Okay, but now we need to transition the kid from they can do the counting procedure to automatic retrieval. And so what we do you know, is just give them, so it's six, nine, 15, six plus nine is 15, six, nine,15, six, nine, 15, six, nine, 15. And so again, people would call that rote, but they already understand one-to-one correspondence, they understand greater.
They know what 15, six and nine all mean. They know a plus sign and equal sign, right? And so it's time, right? It's time to go ahead and automatize this fact. And so we did that, and that took, I want to say, another week and a half. And then the child was at, like, 45 digits correct per minute, sums to 18.
After we did the cover, copy, compare, then we, again, released, we faded the antecedent and consequent procedures to explicit timing. And then obviously we folded in the 11 to 18, to the sums to 10, which, you know, people will talk about as interleaved practice or whatever, and the child did that a few days and then we had it.
But I mean, we literally, what would have taken even doing explicit timing, probably a month and a half to do, we cut down to two weeks. And by the way, I timed everything. I did timed to practice with cover copy compare.
We did time to practice with explicit timing, and the child, it was fun. I'm thrilled. You know why? Because they got better. You know why they got better?

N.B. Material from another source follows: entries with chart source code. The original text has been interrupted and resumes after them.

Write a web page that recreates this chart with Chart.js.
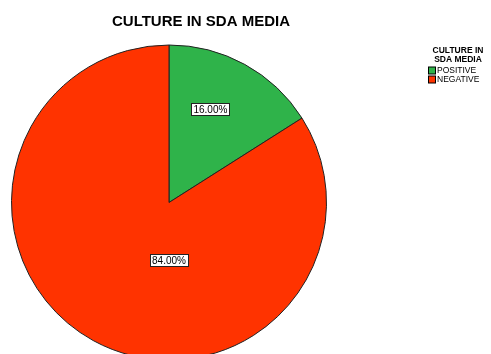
<!DOCTYPE html>
<html>
<head>
<meta charset="utf-8">
<script src="https://cdn.jsdelivr.net/npm/chart.js@4/dist/chart.umd.min.js"></script>
<style>
  html, body { margin: 0; padding: 0; background: #fff; overflow: hidden; }
  #wrap { width: 491px; height: 354px; overflow: hidden; }
</style>
</head>
<body>
<div id="wrap"><canvas id="pie" width="491" height="370"></canvas></div>
<script>
const chartTitle = "CULTURE IN SDA MEDIA";
const legendTitle = ["CULTURE IN", "SDA MEDIA"];
const categories = ["POSITIVE", "NEGATIVE"];
const percents = [16, 84];
const sliceColors = ["#2fb34a", "#ff3300"];
// where each percent box sits, as a fraction of the radius from the centre
const labelOffsets = [[0.263, -0.593], [0.0, 0.368]];

const FONT = "'Liberation Sans', Arial, sans-serif";

const decorations = {
    id: "decorations",
    afterDraw(chart) {
        const ctx = chart.ctx;
        ctx.save();

        // main title
        ctx.fillStyle = "#000";
        ctx.font = "bold 15px " + FONT;
        ctx.textAlign = "center";
        ctx.textBaseline = "middle";
        ctx.fillText(chartTitle, 201, 22);

        // legend block on the right
        ctx.font = "bold 8.5px " + FONT;
        legendTitle.forEach((line, i) => ctx.fillText(line, 458, 51 + i * 9));
        ctx.textAlign = "left";
        ctx.font = "8.5px " + FONT;
        categories.forEach((name, i) => {
            const y = 67 + i * 9;
            ctx.fillStyle = sliceColors[i];
            ctx.fillRect(428.5, y, 7, 7);
            ctx.strokeStyle = "#000";
            ctx.lineWidth = 1;
            ctx.strokeRect(428.5, y, 7, 7);
            ctx.fillStyle = "#000";
            ctx.fillText(name, 437, y + 4);
        });

        // boxed percent labels
        const arcs = chart.getDatasetMeta(0).data;
        ctx.font = "10px " + FONT;
        ctx.textAlign = "center";
        arcs.forEach((arc, i) => {
            const r = arc.outerRadius;
            const cx = arc.x + labelOffsets[i][0] * r;
            const cy = arc.y + labelOffsets[i][1] * r;
            const txt = percents[i].toFixed(2) + "%";
            const w = ctx.measureText(txt).width + 4;
            const h = 12;
            ctx.fillStyle = "#fff";
            ctx.fillRect(Math.round(cx - w / 2) + 0.5, Math.round(cy - h / 2) + 0.5, Math.round(w), h);
            ctx.strokeStyle = "#222";
            ctx.strokeRect(Math.round(cx - w / 2) + 0.5, Math.round(cy - h / 2) + 0.5, Math.round(w), h);
            ctx.fillStyle = "#000";
            ctx.fillText(txt, cx, cy + 1);
        });

        ctx.restore();
    }
};

new Chart(document.getElementById("pie"), {
    type: "pie",
    data: {
        labels: categories,
        datasets: [{
            data: percents,
            backgroundColor: sliceColors,
            borderColor: "#222",
            borderWidth: 1,
            hoverOffset: 0
        }]
    },
    options: {
        responsive: false,
        animation: false,
        layout: { padding: { left: 11, right: 164, top: 44.5, bottom: 9.5 } },
        plugins: {
            legend: { display: false },
            title: { display: false },
            tooltip: { enabled: false }
        }
    },
    plugins: [decorations]
});
</script>
</body>
</html>
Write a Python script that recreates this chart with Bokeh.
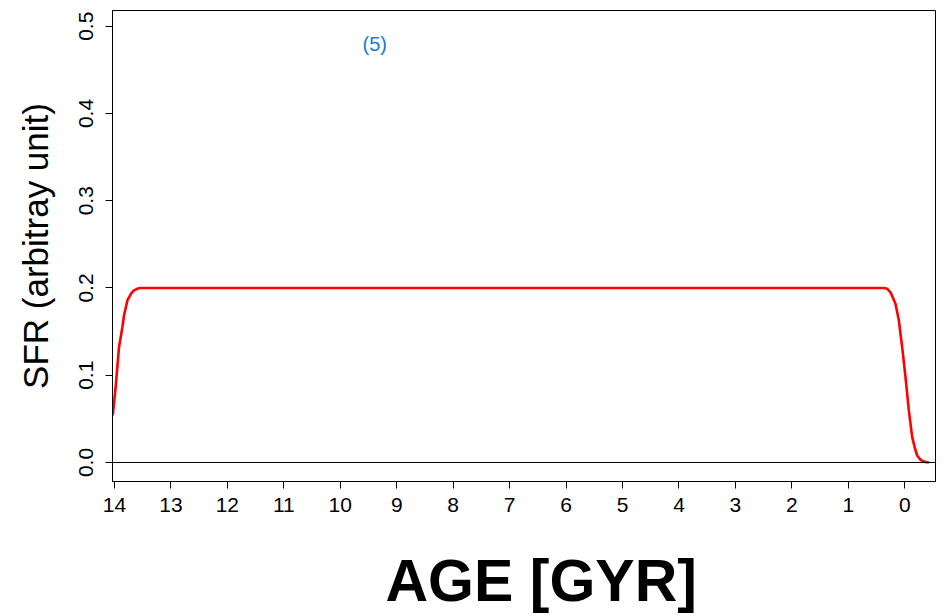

Because we understood instructional components such as set size, modeling, reinforcement, the things associated with the instructional hierarchy.
[00:28:35] Anna Stokke: So, when I think of being automatic with times tables or having your times tables memorized, which many of us clearly do you can just say it automatically, right? So, you know, eight times seven is 56, right? But I discovered at some point that to some people this means something like you can give the answer within three seconds.
But if you're giving the answer within three seconds, and if you take the full three seconds, you're probably using some strategy to get the answer. So to me, that isn't automatic. And, the cognitive people would say, well, that's going to use up working memory when you're trying to figure out other problems, right?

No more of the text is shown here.